Elon Musk’s Innovation Engine Is Tesla’s True Advantage & Contribution To Society
As Tesla’s stock price has pulled back from its highs, a “party’s over” narrative has been making the rounds. Basically, the thesis is this: TSLA stock has soared because Tesla has had the growing EV market more or less to itself, and that’s about to change. Big Auto is finally getting serious about electrification, and a wave of startup electric automakers will soon be shipping product. As Tesla becomes just one EV-maker among many, its days as a high-flying growth stock will draw to a close.
Photo by Casey Murphy, EVANNEX. |
The challenge of increased competition is real, but, as I’ve explained elsewhere, the threat is far smaller than the conflict-obsessed media makes it. The legacy automakers are on a completely different track from Tesla and its proteges, and their gradual-transition strategy is a slow-moving threat at best. As for the new kids on the block, such as Rivian, Lucid and Aptera, Tesla welcomes them to the neighborhood. Yes, they may claim their pieces of the pie, but the pie will expand.
Many have made the point that Tesla is “more than just a car company,” but the real insight behind that statement goes deeper than a list of product lines. Tesla’s most important product is not vehicles, batteries, solar panels, or even Robotaxis. The real product, which it has been cranking out at a dizzying pace, is disruptive ideas. Elon Musk and his team of scientists and engineers might best be described as an innovation engine. They are continually coming up with new ways to reduce costs, increase revenues, and open up new markets.
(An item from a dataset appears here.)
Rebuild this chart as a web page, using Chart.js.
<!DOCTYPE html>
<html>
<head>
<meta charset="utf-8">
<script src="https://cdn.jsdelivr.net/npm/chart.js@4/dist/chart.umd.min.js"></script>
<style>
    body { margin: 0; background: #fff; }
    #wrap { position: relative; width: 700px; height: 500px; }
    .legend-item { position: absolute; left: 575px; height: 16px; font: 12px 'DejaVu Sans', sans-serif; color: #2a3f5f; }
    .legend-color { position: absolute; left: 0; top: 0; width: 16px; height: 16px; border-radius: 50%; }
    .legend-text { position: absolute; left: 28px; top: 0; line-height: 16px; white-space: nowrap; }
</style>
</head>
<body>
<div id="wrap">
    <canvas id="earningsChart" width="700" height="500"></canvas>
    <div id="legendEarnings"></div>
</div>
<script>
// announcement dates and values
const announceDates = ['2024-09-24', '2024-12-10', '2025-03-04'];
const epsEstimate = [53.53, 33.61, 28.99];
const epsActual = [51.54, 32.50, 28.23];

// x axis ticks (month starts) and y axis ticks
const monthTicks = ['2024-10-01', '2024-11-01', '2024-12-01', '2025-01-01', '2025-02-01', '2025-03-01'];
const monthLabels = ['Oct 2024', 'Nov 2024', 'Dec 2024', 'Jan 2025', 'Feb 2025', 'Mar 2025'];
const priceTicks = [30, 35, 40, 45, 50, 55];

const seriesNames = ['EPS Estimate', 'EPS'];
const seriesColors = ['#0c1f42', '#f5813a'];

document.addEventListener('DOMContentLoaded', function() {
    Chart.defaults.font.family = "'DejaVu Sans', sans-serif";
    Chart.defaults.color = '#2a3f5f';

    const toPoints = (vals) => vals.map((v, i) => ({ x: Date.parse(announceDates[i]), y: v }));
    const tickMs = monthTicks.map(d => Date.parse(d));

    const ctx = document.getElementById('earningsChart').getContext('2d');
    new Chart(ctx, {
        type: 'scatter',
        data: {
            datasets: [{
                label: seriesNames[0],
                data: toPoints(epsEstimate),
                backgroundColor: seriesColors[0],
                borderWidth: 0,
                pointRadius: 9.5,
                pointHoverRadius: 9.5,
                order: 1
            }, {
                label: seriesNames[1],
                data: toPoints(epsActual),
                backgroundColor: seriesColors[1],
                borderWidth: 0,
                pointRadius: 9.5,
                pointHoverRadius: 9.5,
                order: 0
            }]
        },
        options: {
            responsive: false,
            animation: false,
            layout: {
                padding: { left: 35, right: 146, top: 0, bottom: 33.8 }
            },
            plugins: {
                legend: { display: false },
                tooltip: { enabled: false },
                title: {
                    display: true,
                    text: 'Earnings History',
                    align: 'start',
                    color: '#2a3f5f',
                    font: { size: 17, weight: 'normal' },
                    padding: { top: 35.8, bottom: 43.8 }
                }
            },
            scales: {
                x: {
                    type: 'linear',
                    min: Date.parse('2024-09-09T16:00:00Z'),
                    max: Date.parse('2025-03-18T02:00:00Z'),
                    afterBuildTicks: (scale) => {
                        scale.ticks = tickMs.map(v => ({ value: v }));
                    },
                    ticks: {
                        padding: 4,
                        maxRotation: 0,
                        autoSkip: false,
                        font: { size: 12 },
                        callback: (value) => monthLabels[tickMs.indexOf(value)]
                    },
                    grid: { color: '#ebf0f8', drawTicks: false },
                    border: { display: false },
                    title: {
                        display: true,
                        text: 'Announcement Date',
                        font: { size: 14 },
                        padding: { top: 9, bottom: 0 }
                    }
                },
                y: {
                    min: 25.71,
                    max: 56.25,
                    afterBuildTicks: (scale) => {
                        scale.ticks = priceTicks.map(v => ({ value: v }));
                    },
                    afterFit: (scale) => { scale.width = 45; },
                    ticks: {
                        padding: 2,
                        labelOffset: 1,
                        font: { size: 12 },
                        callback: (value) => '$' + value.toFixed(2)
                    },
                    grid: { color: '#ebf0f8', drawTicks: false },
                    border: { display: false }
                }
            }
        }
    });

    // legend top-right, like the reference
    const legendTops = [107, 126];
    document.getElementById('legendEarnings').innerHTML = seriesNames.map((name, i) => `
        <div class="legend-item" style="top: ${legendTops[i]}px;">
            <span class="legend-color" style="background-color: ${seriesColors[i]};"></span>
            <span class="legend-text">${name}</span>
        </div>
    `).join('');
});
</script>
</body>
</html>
This is not an unprecedented situation — similar idea factories can be found at Apple, which reinvented itself when it introduced the iPhone, and Amazon, which started as an online retailer and has now become the dominant player in the growing field of cloud computing. Looking further back, we can find analogies in Bell Labs and NASA, each of which developed an incredible number of innovations that shaped the modern tech world.
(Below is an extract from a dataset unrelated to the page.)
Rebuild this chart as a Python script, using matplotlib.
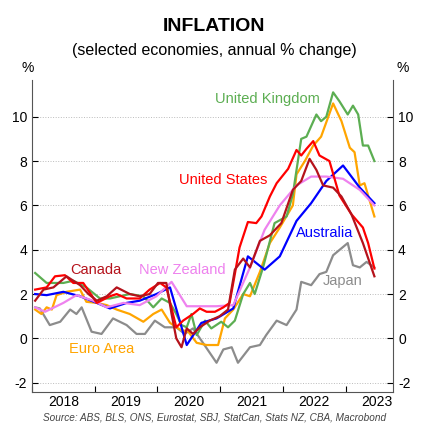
import numpy as np
import matplotlib.pyplot as plt

plt.rcParams['font.family'] = ['Liberation Sans', 'DejaVu Sans']
plt.rcParams['axes.unicode_minus'] = False

# months since Jan 2018, annual % change
uk_m = [0.6, 2.8, 6.0, 7.9, 10.4, 13.0, 14.9, 18.7, 21.3, 23.2, 24.8, 26.4, 27.6, 28.6, 29.6, 30.5,
        31.5, 33.1, 34.3, 36.2, 37.5, 38.8, 40.4, 41.7, 42.6, 44.2, 46.4, 48.7, 49.9, 51.5, 52.5,
        54.4, 55.3, 56.3, 57.6, 58.8, 60.4, 61.4, 62.4, 63.3, 64.3, 65.5]
uk_v = [2.95, 2.5, 2.5, 2.6, 2.3, 1.8, 1.8, 2.0, 1.9, 1.4, 1.8, 1.6, 1.1, 0.6, 0.5, 1.1,
        0.15, 0.8, 0.45, 0.75, 0.5, 0.8, 2.0, 2.5, 2.0, 3.2, 5.2, 5.5, 6.5, 9.0, 9.1,
        10.1, 9.8, 10.0, 11.1, 10.7, 10.1, 10.5, 10.1, 8.7, 8.7, 8.0]

us_m = [0.6, 2.8, 4.4, 6.3, 7.9, 9.8, 12.4, 14.9, 16.2, 18.1, 20.6, 22.5, 24.5, 25.7, 27.6, 28.9,
        30.8, 32.1, 33.4, 35.0, 36.6, 37.8, 38.8, 39.7, 41.3, 42.9, 43.9, 45.5, 46.8, 49.0, 50.6,
        51.5, 52.5, 53.8, 55.0, 56.9, 58.8, 61.1, 63.3, 64.3, 65.5]
us_v = [2.2, 2.3, 2.8, 2.85, 2.5, 2.5, 1.6, 1.9, 2.0, 1.8, 1.8, 2.2, 2.5, 2.3, 0.5, 0.8,
        1.1, 1.35, 1.2, 1.2, 1.4, 1.6, 2.9, 4.1, 5.25, 5.2, 5.5, 6.4, 7.0, 7.65, 8.5,
        8.25, 8.55, 8.9, 8.25, 8.0, 6.45, 5.6, 5.0, 4.3, 3.15]

ca_m = [0.6, 2.2, 4.1, 6.6, 9.2, 10.8, 12.4, 14.3, 16.2, 18.7, 20.6, 22.5, 24.1, 25.7, 26.7, 27.6,
        28.6, 29.6, 30.8, 32.1, 34.0, 35.9, 37.5, 38.8, 40.4, 41.7, 43.6, 45.5, 47.7, 49.9, 51.5,
        53.1, 54.4, 55.7, 57.6, 59.2, 61.1, 63.3, 65.5]
ca_v = [1.7, 2.2, 2.3, 2.8, 2.4, 2.0, 1.7, 1.9, 2.3, 2.0, 1.9, 2.0, 2.5, 2.5, 1.1, 0.0,
        -0.4, 0.45, 0.2, 0.5, 0.8, 1.0, 1.3, 3.1, 3.6, 3.2, 4.4, 4.65, 5.2, 6.7, 7.1,
        8.1, 7.6, 6.9, 6.8, 6.4, 5.6, 4.3, 2.8]

au_m = [0.6, 2.8, 6.0, 9.2, 12.4, 14.9, 18.1, 20.6, 23.8, 26.4, 29.6, 32.4, 35.3, 38.5, 41.3,
        44.5, 47.4, 50.6, 53.4, 56.3, 59.5, 62.7, 65.5]
au_v = [2.0, 1.95, 2.1, 1.9, 1.6, 1.35, 1.6, 1.7, 2.0, 2.3, -0.3, 0.7, 0.9, 1.35, 3.7,
        3.1, 3.7, 5.3, 6.1, 7.1, 7.8, 6.8, 6.1]

nz_m = [0.6, 2.5, 6.0, 8.5, 11.7, 14.3, 17.5, 20.6, 23.8, 26.7, 29.6, 32.7, 35.3, 38.5, 41.7,
        44.5, 47.4, 50.6, 53.4, 56.3, 59.5, 62.7, 65.5]
nz_v = [1.4, 1.2, 1.6, 1.95, 1.7, 1.4, 1.6, 1.5, 1.9, 2.55, 1.45, 1.45, 1.45, 1.5, 3.2,
        4.9, 6.0, 6.9, 7.3, 7.3, 7.2, 6.7, 6.0]

ea_m = [0.6, 1.8, 2.8, 3.8, 4.7, 6.6, 9.2, 10.4, 12.4, 14.3, 16.2, 18.7, 21.3, 23.2, 24.8, 26.4,
        28.3, 29.9, 31.5, 33.4, 35.6, 36.9, 38.5, 40.4, 41.7, 43.6, 45.5, 47.4, 49.9, 50.6, 52.2,
        53.8, 55.3, 57.6, 59.2, 60.8, 61.7, 62.7, 63.6, 65.5]
ea_v = [1.3, 1.1, 1.4, 1.3, 1.95, 2.1, 2.2, 1.65, 1.6, 1.5, 1.3, 1.1, 0.75, 1.1, 1.3, 0.7,
        0.4, 0.3, -0.2, -0.3, -0.3, 0.9, 1.3, 2.0, 1.9, 3.0, 4.3, 5.0, 6.0, 7.4, 8.0,
        8.7, 9.1, 10.6, 9.8, 8.6, 8.4, 6.9, 7.0, 5.5]

jp_m = [0.6, 1.5, 3.4, 5.4, 7.3, 8.5, 9.5, 11.4, 13.3, 15.5, 18.1, 20.0, 21.6, 23.5, 25.4, 27.6,
        29.2, 30.8, 32.7, 35.3, 36.6, 38.2, 39.4, 41.7, 43.6, 44.8, 46.8, 48.7, 50.6, 51.5, 53.4,
        55.0, 56.3, 57.6, 60.4, 61.4, 62.7, 64.0, 65.5]
jp_v = [1.4, 1.35, 0.6, 0.75, 1.3, 1.1, 1.4, 0.3, 0.2, 0.9, 0.6, 0.2, 0.2, 0.8, 0.5, 0.5,
        0.2, 0.45, -0.2, -1.1, -0.5, -0.4, -1.1, -0.4, -0.3, 0.15, 0.8, 0.6, 1.3, 2.55, 2.4,
        2.9, 3.0, 3.75, 4.3, 3.3, 3.2, 3.45, 3.2]

years = ["2018", "2019", "2020", "2021", "2022", "2023"]

series = [
    (jp_m, jp_v, "#8c8c8c", "Japan", 59.5, 2.6),
    (ea_m, ea_v, "#ffa500", "Euro Area", 13.4, -0.5),
    (uk_m, uk_v, "#5cae52", "United Kingdom", 45.0, 10.8),
    (au_m, au_v, "#0000ff", "Australia", 55.9, 4.74),
    (nz_m, nz_v, "#ee82ee", "New Zealand", 28.7, 3.1),
    (us_m, us_v, "#ff0000", "United States", 36.6, 7.13),
    (ca_m, ca_v, "#b5121b", "Canada", 12.2, 3.1),
]

fig = plt.figure(figsize=(4.29, 4.38), dpi=100)
ax = fig.add_axes([0.0746, 0.105, 0.842, 0.712])

for m, v, col, name, lx, ly in series:
    ax.plot(m, v, color=col, lw=1.6)
    ax.text(lx, ly, name, color=col, fontsize=10.5, ha="center", va="center")

ax.set_xlim(0, 69.1)
ax.set_ylim(-2.42, 11.65)
ax.set_yticks(np.arange(-2, 11, 2))
ax.yaxis.grid(True, color="#bbbbbb", ls=":", lw=0.7)
ax.tick_params(axis="y", which="both", left=True, right=True, labelleft=True,
               labelright=True, direction="in", length=4, labelsize=10)
ax.set_xticks(np.arange(0, 61, 12))
ax.set_xticklabels([])
ax.set_xticks(np.arange(6, 67, 12), minor=True)
ax.set_xticklabels(years, minor=True, fontsize=10)
ax.tick_params(axis="x", which="major", direction="in", length=4)
ax.tick_params(axis="x", which="minor", length=0, pad=2)
ax.spines["top"].set_visible(False)
for s in ["left", "right", "bottom"]:
    ax.spines[s].set_color("#555555")

fig.text(0.05, 0.835, "%", fontsize=10)
fig.text(0.925, 0.835, "%", fontsize=10)
fig.text(0.5, 0.93, "INFLATION", ha="center", fontsize=14, fontweight="bold")
fig.text(0.5, 0.875, "(selected economies, annual % change)", ha="center", fontsize=11.5)
fig.text(0.5, 0.046, "Source: ABS, BLS, ONS, Eurostat, SBJ, StatCan, Stats NZ, CBA, Macrobond",
         ha="center", va="center", fontsize=7.2, style="italic", color="#444444")

fig.savefig("out.png", dpi=100)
Tesla has been an innovator in the battery field since the beginning. The auto industry’s Old Guard scoffed at Tesla’s decision to use Panasonic 18650 format cylindrical cells in the Roadster, but they must have gotten the job done, because the company continued to use them in the Model S and Model X. Pundits hungrily awaited news of a spectacular new cell breakthrough, but for years the 18650 cells, and the next-gen 2170 cells, which represented only an incremental improvement, were the best thing going. Could it be that sometimes, the best innovation is not to innovate?
As Tesla Product Planner Ted Merendino told me in 2013, “Tesla has one of the largest cell characterization laboratories in the world — we have just about every cell you can imagine on test.” JB Straubel reiterated that in an interview with SAE the same year. “If anyone has a more cost-efficient cell architecture, we’d be all ears. Right now nobody has proven they have a more cost-effective cell architecture than ours.”
Finally, in 2020, Tesla introduced a truly revolutionary new cell. The new 4680 cell packs as much as double the energy storage capacity as the previous cells, and incorporates several innovations, including a tabless design and a new cooling system. Elon Musk hopes the new cells will enable a cost reduction of as much as 56%. Achieving even a fraction of that would enable Tesla to reduce prices, increase range, or both.
The new cells aren’t the only potential game-changer Tesla has announced recently — far from it. New underbody castings, structural battery packs, new self-driving features, manufacturing process innovations … the list goes on and on.
Any one of these concepts could lead to a substantial boost in performance, and/or a reduction in costs. And Tesla has a steady stream of such incremental improvements in store. That pipeline of disruption is the underlying reason that TSLA shares have reached such improbable heights. As long as this dream team of brilliant, forward-looking people keeps coming up with new ideas, Tesla, along with SpaceX and the rest of Musk’s constellation of companies, should keep growing, and TSLA should keep advancing.